**MATERIAL SHOWN:**
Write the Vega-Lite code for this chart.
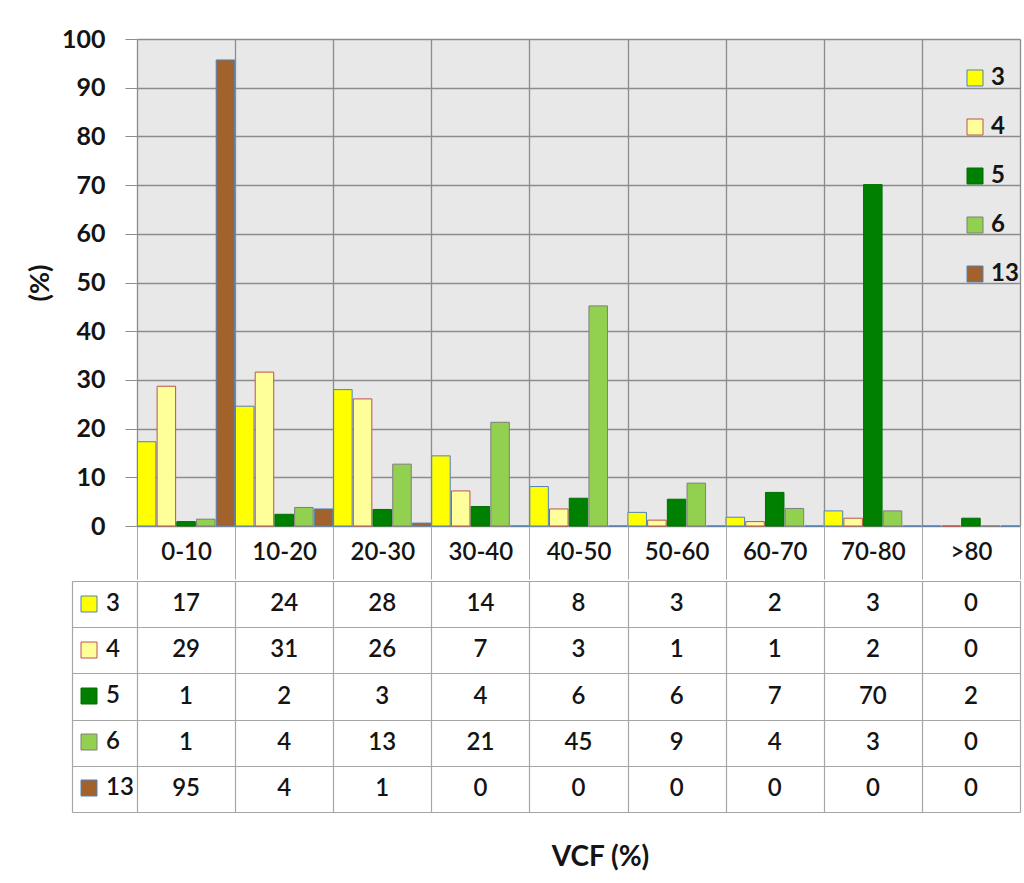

...

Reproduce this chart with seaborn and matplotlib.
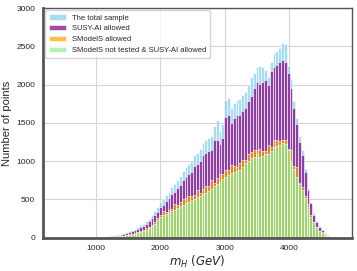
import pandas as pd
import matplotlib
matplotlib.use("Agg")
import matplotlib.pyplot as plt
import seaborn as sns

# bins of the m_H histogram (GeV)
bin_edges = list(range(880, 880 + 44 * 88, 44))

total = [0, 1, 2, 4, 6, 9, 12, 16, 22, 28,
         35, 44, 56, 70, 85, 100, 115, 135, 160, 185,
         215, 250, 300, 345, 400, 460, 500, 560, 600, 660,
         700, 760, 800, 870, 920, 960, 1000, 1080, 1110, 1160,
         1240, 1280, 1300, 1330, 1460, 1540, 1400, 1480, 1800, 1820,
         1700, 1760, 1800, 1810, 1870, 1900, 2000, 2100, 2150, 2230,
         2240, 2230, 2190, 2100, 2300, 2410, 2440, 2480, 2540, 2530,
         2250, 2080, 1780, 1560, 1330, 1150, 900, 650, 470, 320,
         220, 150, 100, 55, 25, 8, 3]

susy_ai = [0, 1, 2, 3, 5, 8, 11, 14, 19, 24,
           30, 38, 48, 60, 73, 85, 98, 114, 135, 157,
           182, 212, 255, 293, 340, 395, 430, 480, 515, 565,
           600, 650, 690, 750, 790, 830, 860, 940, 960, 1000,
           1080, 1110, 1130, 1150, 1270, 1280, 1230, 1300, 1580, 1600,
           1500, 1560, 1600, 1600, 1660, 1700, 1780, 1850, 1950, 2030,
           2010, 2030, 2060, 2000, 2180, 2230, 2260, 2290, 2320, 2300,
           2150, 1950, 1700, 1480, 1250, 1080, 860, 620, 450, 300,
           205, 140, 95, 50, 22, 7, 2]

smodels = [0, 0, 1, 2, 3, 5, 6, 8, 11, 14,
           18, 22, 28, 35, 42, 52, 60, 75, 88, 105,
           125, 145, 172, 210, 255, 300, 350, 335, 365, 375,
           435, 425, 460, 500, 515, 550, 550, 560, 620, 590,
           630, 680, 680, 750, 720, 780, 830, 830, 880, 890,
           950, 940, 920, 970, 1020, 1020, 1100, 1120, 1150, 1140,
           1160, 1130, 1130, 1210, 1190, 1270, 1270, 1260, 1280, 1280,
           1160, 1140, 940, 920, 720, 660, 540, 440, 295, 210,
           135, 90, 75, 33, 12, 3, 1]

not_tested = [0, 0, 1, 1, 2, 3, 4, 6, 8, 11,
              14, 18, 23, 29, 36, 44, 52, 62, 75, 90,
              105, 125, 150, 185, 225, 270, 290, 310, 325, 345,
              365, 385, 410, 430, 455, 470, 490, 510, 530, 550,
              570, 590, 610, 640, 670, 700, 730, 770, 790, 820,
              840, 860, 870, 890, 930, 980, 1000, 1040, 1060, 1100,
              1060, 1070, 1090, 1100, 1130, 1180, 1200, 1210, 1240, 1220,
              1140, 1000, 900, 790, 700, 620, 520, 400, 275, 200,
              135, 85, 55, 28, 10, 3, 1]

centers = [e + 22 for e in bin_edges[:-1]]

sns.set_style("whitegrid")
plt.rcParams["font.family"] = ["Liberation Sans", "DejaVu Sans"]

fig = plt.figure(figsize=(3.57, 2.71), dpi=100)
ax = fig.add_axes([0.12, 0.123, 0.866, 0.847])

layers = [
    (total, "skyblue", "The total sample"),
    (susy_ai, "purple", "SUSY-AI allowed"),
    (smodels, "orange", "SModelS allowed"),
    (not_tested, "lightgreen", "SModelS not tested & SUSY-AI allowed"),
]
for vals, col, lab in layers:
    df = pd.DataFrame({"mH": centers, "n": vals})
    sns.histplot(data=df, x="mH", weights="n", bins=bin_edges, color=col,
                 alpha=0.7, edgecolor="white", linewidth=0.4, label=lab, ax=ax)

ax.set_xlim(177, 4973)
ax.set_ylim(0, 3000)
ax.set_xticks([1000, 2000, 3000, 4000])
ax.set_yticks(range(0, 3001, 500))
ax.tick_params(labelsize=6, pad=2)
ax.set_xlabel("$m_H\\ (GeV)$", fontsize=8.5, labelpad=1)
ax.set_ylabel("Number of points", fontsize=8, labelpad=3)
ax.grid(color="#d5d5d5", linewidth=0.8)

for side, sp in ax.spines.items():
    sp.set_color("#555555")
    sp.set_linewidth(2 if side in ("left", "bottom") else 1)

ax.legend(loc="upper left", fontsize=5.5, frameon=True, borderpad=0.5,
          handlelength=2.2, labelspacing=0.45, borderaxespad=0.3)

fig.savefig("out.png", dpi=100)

**TASK BRIEF:**
For the listing above, identify each line bearing "chart".

**ANSWER TO THIS EXERCISE:**
Write the Vega-Lite code for this chart.
Reproduce this chart with seaborn and matplotlib.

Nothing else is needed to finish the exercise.